**Task brief**
Each entry below is to be written out exactly, and the pictures are to be left out.

**Charts and diagrams as code**
******
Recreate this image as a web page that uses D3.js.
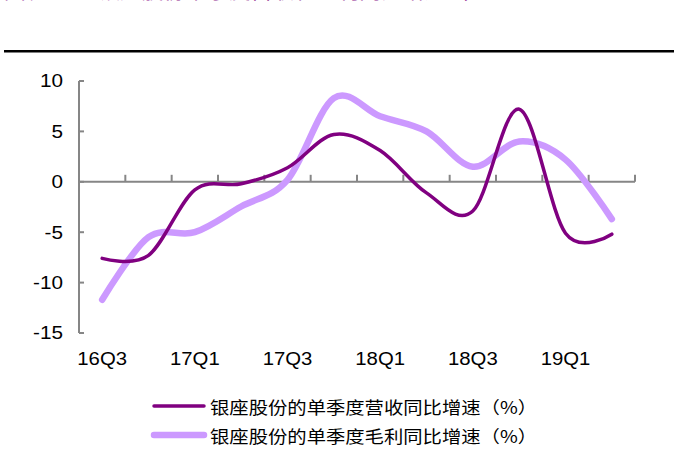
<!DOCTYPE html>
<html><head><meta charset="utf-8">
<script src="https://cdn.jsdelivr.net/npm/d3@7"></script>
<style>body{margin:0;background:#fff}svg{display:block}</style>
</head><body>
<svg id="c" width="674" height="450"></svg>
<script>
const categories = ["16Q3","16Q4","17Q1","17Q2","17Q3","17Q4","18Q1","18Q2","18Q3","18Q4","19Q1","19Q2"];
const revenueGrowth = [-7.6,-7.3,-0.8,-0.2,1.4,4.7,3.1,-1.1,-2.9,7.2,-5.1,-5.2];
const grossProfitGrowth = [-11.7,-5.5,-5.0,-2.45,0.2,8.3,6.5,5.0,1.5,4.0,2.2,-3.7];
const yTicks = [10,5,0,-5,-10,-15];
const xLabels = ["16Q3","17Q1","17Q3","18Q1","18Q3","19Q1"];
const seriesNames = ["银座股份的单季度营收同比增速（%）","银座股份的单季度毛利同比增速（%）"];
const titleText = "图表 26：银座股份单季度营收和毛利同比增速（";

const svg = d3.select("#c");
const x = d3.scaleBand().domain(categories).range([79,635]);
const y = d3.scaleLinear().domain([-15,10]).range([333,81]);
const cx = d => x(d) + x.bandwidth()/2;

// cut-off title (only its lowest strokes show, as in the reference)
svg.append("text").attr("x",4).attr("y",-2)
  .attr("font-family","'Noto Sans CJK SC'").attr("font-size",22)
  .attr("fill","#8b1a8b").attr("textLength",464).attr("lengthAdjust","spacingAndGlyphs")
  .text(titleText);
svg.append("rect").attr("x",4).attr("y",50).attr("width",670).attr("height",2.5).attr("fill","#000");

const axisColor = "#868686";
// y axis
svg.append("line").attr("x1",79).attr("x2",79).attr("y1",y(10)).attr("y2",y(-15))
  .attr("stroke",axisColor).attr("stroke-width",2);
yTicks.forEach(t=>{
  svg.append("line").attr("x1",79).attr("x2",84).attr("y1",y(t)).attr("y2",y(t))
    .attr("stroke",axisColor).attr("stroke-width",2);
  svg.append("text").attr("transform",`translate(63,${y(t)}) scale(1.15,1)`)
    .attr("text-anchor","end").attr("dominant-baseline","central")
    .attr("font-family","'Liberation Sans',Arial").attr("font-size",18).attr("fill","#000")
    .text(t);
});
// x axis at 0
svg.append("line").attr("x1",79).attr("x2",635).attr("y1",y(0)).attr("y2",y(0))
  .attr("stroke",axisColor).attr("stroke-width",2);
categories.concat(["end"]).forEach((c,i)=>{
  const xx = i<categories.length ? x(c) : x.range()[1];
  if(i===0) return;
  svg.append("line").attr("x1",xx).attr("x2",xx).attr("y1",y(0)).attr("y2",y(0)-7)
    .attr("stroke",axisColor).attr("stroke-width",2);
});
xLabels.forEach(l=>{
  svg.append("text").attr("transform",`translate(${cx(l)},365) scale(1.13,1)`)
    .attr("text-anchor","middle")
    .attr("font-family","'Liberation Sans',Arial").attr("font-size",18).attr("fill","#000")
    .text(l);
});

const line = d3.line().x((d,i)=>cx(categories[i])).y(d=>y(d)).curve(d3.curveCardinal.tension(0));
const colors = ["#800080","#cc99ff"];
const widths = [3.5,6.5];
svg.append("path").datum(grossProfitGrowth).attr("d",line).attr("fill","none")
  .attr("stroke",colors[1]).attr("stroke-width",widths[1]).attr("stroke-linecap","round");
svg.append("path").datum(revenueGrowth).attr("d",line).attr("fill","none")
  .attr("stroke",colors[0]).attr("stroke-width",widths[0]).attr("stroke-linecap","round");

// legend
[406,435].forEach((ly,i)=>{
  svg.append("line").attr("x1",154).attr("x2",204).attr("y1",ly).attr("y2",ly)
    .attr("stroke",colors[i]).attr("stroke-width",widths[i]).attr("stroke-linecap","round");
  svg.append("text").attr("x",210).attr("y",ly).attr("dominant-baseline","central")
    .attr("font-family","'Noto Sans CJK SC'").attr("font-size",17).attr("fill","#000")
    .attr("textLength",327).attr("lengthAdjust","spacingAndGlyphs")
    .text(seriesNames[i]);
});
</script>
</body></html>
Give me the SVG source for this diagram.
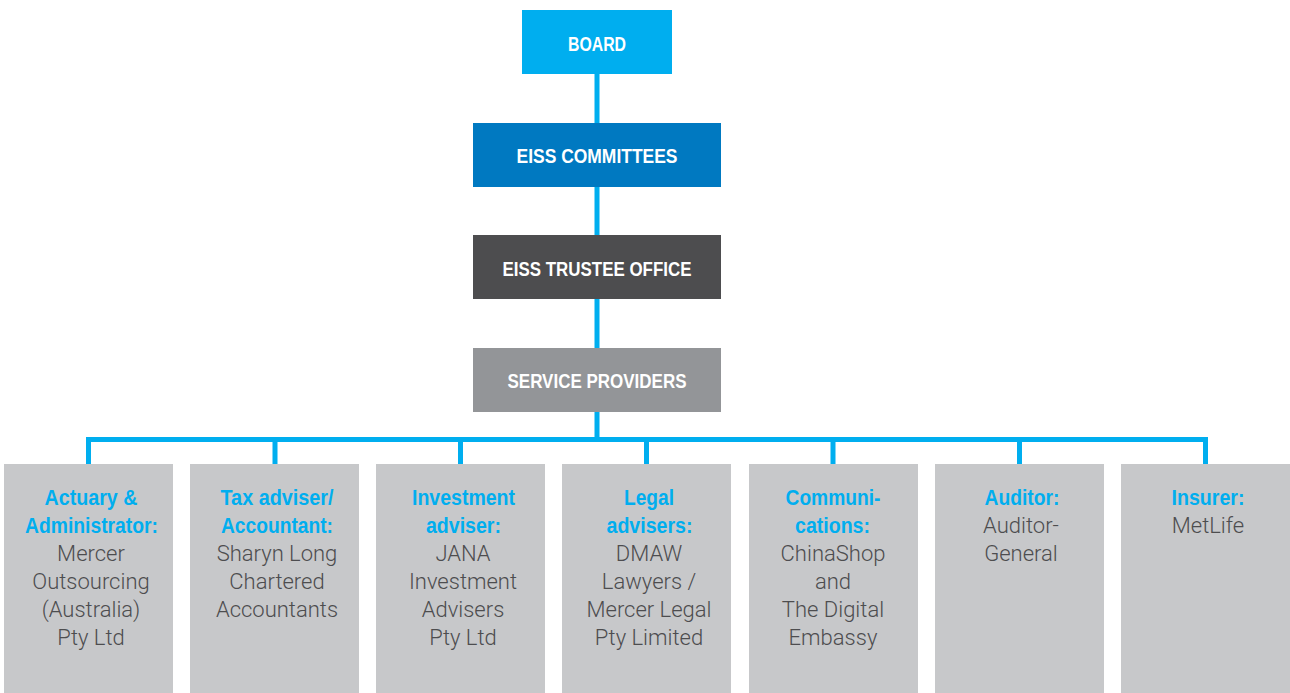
******
**The output**
Recreate this image as a web page that uses D3.js.
<!DOCTYPE html>
<html><head><meta charset="utf-8">
<script src="https://cdn.jsdelivr.net/npm/d3@7"></script>
<style>body{margin:0;background:#fff}svg{display:block}</style>
</head><body>
<svg id="c" width="674" height="450"></svg>
<script>
const categories = ["16Q3","16Q4","17Q1","17Q2","17Q3","17Q4","18Q1","18Q2","18Q3","18Q4","19Q1","19Q2"];
const revenueGrowth = [-7.6,-7.3,-0.8,-0.2,1.4,4.7,3.1,-1.1,-2.9,7.2,-5.1,-5.2];
const grossProfitGrowth = [-11.7,-5.5,-5.0,-2.45,0.2,8.3,6.5,5.0,1.5,4.0,2.2,-3.7];
const yTicks = [10,5,0,-5,-10,-15];
const xLabels = ["16Q3","17Q1","17Q3","18Q1","18Q3","19Q1"];
const seriesNames = ["银座股份的单季度营收同比增速（%）","银座股份的单季度毛利同比增速（%）"];
const titleText = "图表 26：银座股份单季度营收和毛利同比增速（";

const svg = d3.select("#c");
const x = d3.scaleBand().domain(categories).range([79,635]);
const y = d3.scaleLinear().domain([-15,10]).range([333,81]);
const cx = d => x(d) + x.bandwidth()/2;

// cut-off title (only its lowest strokes show, as in the reference)
svg.append("text").attr("x",4).attr("y",-2)
  .attr("font-family","'Noto Sans CJK SC'").attr("font-size",22)
  .attr("fill","#8b1a8b").attr("textLength",464).attr("lengthAdjust","spacingAndGlyphs")
  .text(titleText);
svg.append("rect").attr("x",4).attr("y",50).attr("width",670).attr("height",2.5).attr("fill","#000");

const axisColor = "#868686";
// y axis
svg.append("line").attr("x1",79).attr("x2",79).attr("y1",y(10)).attr("y2",y(-15))
  .attr("stroke",axisColor).attr("stroke-width",2);
yTicks.forEach(t=>{
  svg.append("line").attr("x1",79).attr("x2",84).attr("y1",y(t)).attr("y2",y(t))
    .attr("stroke",axisColor).attr("stroke-width",2);
  svg.append("text").attr("transform",`translate(63,${y(t)}) scale(1.15,1)`)
    .attr("text-anchor","end").attr("dominant-baseline","central")
    .attr("font-family","'Liberation Sans',Arial").attr("font-size",18).attr("fill","#000")
    .text(t);
});
// x axis at 0
svg.append("line").attr("x1",79).attr("x2",635).attr("y1",y(0)).attr("y2",y(0))
  .attr("stroke",axisColor).attr("stroke-width",2);
categories.concat(["end"]).forEach((c,i)=>{
  const xx = i<categories.length ? x(c) : x.range()[1];
  if(i===0) return;
  svg.append("line").attr("x1",xx).attr("x2",xx).attr("y1",y(0)).attr("y2",y(0)-7)
    .attr("stroke",axisColor).attr("stroke-width",2);
});
xLabels.forEach(l=>{
  svg.append("text").attr("transform",`translate(${cx(l)},365) scale(1.13,1)`)
    .attr("text-anchor","middle")
    .attr("font-family","'Liberation Sans',Arial").attr("font-size",18).attr("fill","#000")
    .text(l);
});

const line = d3.line().x((d,i)=>cx(categories[i])).y(d=>y(d)).curve(d3.curveCardinal.tension(0));
const colors = ["#800080","#cc99ff"];
const widths = [3.5,6.5];
svg.append("path").datum(grossProfitGrowth).attr("d",line).attr("fill","none")
  .attr("stroke",colors[1]).attr("stroke-width",widths[1]).attr("stroke-linecap","round");
svg.append("path").datum(revenueGrowth).attr("d",line).attr("fill","none")
  .attr("stroke",colors[0]).attr("stroke-width",widths[0]).attr("stroke-linecap","round");

// legend
[406,435].forEach((ly,i)=>{
  svg.append("line").attr("x1",154).attr("x2",204).attr("y1",ly).attr("y2",ly)
    .attr("stroke",colors[i]).attr("stroke-width",widths[i]).attr("stroke-linecap","round");
  svg.append("text").attr("x",210).attr("y",ly).attr("dominant-baseline","central")
    .attr("font-family","'Noto Sans CJK SC'").attr("font-size",17).attr("fill","#000")
    .attr("textLength",327).attr("lengthAdjust","spacingAndGlyphs")
    .text(seriesNames[i]);
});
</script>
</body></html>
Give me the SVG source for this diagram.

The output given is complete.